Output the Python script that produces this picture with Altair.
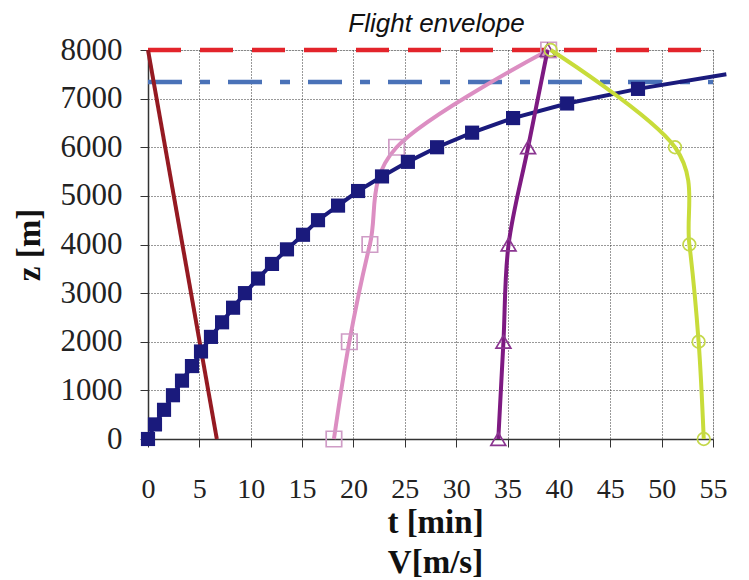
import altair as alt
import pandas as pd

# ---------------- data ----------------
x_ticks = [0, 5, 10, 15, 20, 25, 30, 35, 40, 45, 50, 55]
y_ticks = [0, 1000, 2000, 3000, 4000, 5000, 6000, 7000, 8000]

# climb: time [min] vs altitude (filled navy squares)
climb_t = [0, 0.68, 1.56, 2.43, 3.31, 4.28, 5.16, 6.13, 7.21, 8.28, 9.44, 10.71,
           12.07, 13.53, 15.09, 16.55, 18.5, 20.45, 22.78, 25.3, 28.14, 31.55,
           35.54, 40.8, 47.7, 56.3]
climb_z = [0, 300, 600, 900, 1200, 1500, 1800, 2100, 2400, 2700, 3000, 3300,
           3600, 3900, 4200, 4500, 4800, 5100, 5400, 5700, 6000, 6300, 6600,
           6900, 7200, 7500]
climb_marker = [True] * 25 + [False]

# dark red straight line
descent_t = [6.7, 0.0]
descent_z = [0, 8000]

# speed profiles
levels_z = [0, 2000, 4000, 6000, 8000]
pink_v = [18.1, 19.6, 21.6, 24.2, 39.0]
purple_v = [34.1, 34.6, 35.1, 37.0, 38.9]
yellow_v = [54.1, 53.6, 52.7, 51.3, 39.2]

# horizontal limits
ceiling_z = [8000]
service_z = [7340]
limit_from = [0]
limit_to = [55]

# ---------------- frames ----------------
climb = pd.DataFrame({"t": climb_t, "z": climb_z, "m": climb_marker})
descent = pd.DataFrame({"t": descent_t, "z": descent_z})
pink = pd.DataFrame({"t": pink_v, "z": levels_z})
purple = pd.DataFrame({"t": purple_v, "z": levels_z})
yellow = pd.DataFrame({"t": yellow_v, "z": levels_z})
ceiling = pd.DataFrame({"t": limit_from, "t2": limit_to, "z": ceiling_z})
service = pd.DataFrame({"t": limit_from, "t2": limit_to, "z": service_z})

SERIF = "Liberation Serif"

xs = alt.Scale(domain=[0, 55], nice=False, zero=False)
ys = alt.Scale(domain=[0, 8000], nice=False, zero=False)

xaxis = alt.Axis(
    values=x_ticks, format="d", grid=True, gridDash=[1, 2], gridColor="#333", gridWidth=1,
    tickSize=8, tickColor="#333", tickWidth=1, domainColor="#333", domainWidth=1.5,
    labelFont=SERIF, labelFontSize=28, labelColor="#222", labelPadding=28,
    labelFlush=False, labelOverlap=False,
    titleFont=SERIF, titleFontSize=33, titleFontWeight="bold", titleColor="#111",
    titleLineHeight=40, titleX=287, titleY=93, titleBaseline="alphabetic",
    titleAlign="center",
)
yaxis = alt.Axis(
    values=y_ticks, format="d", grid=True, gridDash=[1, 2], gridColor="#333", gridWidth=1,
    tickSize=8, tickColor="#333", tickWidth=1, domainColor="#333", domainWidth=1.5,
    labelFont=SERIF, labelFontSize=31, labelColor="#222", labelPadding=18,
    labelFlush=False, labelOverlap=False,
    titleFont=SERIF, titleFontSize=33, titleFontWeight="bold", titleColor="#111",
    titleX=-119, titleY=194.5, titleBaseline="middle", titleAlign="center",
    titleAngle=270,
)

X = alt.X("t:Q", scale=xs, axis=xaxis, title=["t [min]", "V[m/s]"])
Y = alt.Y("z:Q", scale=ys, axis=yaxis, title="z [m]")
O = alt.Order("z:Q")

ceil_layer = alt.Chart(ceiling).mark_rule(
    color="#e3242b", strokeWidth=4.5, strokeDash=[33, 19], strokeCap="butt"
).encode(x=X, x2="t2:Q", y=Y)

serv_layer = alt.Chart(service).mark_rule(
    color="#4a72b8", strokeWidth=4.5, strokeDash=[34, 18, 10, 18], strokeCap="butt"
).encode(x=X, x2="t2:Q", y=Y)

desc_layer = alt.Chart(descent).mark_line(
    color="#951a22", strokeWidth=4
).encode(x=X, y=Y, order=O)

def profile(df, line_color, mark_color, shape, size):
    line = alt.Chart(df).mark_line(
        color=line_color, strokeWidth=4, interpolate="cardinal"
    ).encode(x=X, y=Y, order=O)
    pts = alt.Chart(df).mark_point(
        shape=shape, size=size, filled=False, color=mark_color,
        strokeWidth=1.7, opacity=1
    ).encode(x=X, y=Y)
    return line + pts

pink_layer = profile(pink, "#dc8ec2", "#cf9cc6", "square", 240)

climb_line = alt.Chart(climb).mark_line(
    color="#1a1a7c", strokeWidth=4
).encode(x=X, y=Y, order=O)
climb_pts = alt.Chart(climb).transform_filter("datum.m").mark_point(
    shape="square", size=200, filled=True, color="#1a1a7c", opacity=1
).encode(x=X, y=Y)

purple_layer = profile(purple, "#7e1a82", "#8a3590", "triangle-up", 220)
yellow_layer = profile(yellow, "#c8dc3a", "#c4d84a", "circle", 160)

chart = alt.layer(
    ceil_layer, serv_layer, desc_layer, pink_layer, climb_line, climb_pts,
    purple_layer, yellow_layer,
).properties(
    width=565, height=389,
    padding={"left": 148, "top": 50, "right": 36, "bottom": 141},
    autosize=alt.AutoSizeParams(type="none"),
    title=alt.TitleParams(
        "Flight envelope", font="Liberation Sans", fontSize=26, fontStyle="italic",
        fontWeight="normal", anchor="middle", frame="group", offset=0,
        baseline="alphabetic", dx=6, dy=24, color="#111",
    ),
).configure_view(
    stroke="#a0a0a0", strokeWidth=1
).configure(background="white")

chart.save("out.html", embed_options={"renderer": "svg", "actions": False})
--*--
## Your task
Set down the complete material exactly, but do not include the images.

## Exercise result
Output the Python script that produces this picture with Altair.
import altair as alt
import pandas as pd

# ---------------- data ----------------
x_ticks = [0, 5, 10, 15, 20, 25, 30, 35, 40, 45, 50, 55]
y_ticks = [0, 1000, 2000, 3000, 4000, 5000, 6000, 7000, 8000]

# climb: time [min] vs altitude (filled navy squares)
climb_t = [0, 0.68, 1.56, 2.43, 3.31, 4.28, 5.16, 6.13, 7.21, 8.28, 9.44, 10.71,
           12.07, 13.53, 15.09, 16.55, 18.5, 20.45, 22.78, 25.3, 28.14, 31.55,
           35.54, 40.8, 47.7, 56.3]
climb_z = [0, 300, 600, 900, 1200, 1500, 1800, 2100, 2400, 2700, 3000, 3300,
           3600, 3900, 4200, 4500, 4800, 5100, 5400, 5700, 6000, 6300, 6600,
           6900, 7200, 7500]
climb_marker = [True] * 25 + [False]

# dark red straight line
descent_t = [6.7, 0.0]
descent_z = [0, 8000]

# speed profiles
levels_z = [0, 2000, 4000, 6000, 8000]
pink_v = [18.1, 19.6, 21.6, 24.2, 39.0]
purple_v = [34.1, 34.6, 35.1, 37.0, 38.9]
yellow_v = [54.1, 53.6, 52.7, 51.3, 39.2]

# horizontal limits
ceiling_z = [8000]
service_z = [7340]
limit_from = [0]
limit_to = [55]

# ---------------- frames ----------------
climb = pd.DataFrame({"t": climb_t, "z": climb_z, "m": climb_marker})
descent = pd.DataFrame({"t": descent_t, "z": descent_z})
pink = pd.DataFrame({"t": pink_v, "z": levels_z})
purple = pd.DataFrame({"t": purple_v, "z": levels_z})
yellow = pd.DataFrame({"t": yellow_v, "z": levels_z})
ceiling = pd.DataFrame({"t": limit_from, "t2": limit_to, "z": ceiling_z})
service = pd.DataFrame({"t": limit_from, "t2": limit_to, "z": service_z})

SERIF = "Liberation Serif"

xs = alt.Scale(domain=[0, 55], nice=False, zero=False)
ys = alt.Scale(domain=[0, 8000], nice=False, zero=False)

xaxis = alt.Axis(
    values=x_ticks, format="d", grid=True, gridDash=[1, 2], gridColor="#333", gridWidth=1,
    tickSize=8, tickColor="#333", tickWidth=1, domainColor="#333", domainWidth=1.5,
    labelFont=SERIF, labelFontSize=28, labelColor="#222", labelPadding=28,
    labelFlush=False, labelOverlap=False,
    titleFont=SERIF, titleFontSize=33, titleFontWeight="bold", titleColor="#111",
    titleLineHeight=40, titleX=287, titleY=93, titleBaseline="alphabetic",
    titleAlign="center",
)
yaxis = alt.Axis(
    values=y_ticks, format="d", grid=True, gridDash=[1, 2], gridColor="#333", gridWidth=1,
    tickSize=8, tickColor="#333", tickWidth=1, domainColor="#333", domainWidth=1.5,
    labelFont=SERIF, labelFontSize=31, labelColor="#222", labelPadding=18,
    labelFlush=False, labelOverlap=False,
    titleFont=SERIF, titleFontSize=33, titleFontWeight="bold", titleColor="#111",
    titleX=-119, titleY=194.5, titleBaseline="middle", titleAlign="center",
    titleAngle=270,
)

X = alt.X("t:Q", scale=xs, axis=xaxis, title=["t [min]", "V[m/s]"])
Y = alt.Y("z:Q", scale=ys, axis=yaxis, title="z [m]")
O = alt.Order("z:Q")

ceil_layer = alt.Chart(ceiling).mark_rule(
    color="#e3242b", strokeWidth=4.5, strokeDash=[33, 19], strokeCap="butt"
).encode(x=X, x2="t2:Q", y=Y)

serv_layer = alt.Chart(service).mark_rule(
    color="#4a72b8", strokeWidth=4.5, strokeDash=[34, 18, 10, 18], strokeCap="butt"
).encode(x=X, x2="t2:Q", y=Y)

desc_layer = alt.Chart(descent).mark_line(
    color="#951a22", strokeWidth=4
).encode(x=X, y=Y, order=O)

def profile(df, line_color, mark_color, shape, size):
    line = alt.Chart(df).mark_line(
        color=line_color, strokeWidth=4, interpolate="cardinal"
    ).encode(x=X, y=Y, order=O)
    pts = alt.Chart(df).mark_point(
        shape=shape, size=size, filled=False, color=mark_color,
        strokeWidth=1.7, opacity=1
    ).encode(x=X, y=Y)
    return line + pts

pink_layer = profile(pink, "#dc8ec2", "#cf9cc6", "square", 240)

climb_line = alt.Chart(climb).mark_line(
    color="#1a1a7c", strokeWidth=4
).encode(x=X, y=Y, order=O)
climb_pts = alt.Chart(climb).transform_filter("datum.m").mark_point(
    shape="square", size=200, filled=True, color="#1a1a7c", opacity=1
).encode(x=X, y=Y)

purple_layer = profile(purple, "#7e1a82", "#8a3590", "triangle-up", 220)
yellow_layer = profile(yellow, "#c8dc3a", "#c4d84a", "circle", 160)

chart = alt.layer(
    ceil_layer, serv_layer, desc_layer, pink_layer, climb_line, climb_pts,
    purple_layer, yellow_layer,
).properties(
    width=565, height=389,
    padding={"left": 148, "top": 50, "right": 36, "bottom": 141},
    autosize=alt.AutoSizeParams(type="none"),
    title=alt.TitleParams(
        "Flight envelope", font="Liberation Sans", fontSize=26, fontStyle="italic",
        fontWeight="normal", anchor="middle", frame="group", offset=0,
        baseline="alphabetic", dx=6, dy=24, color="#111",
    ),
).configure_view(
    stroke="#a0a0a0", strokeWidth=1
).configure(background="white")

chart.save("out.html", embed_options={"renderer": "svg", "actions": False})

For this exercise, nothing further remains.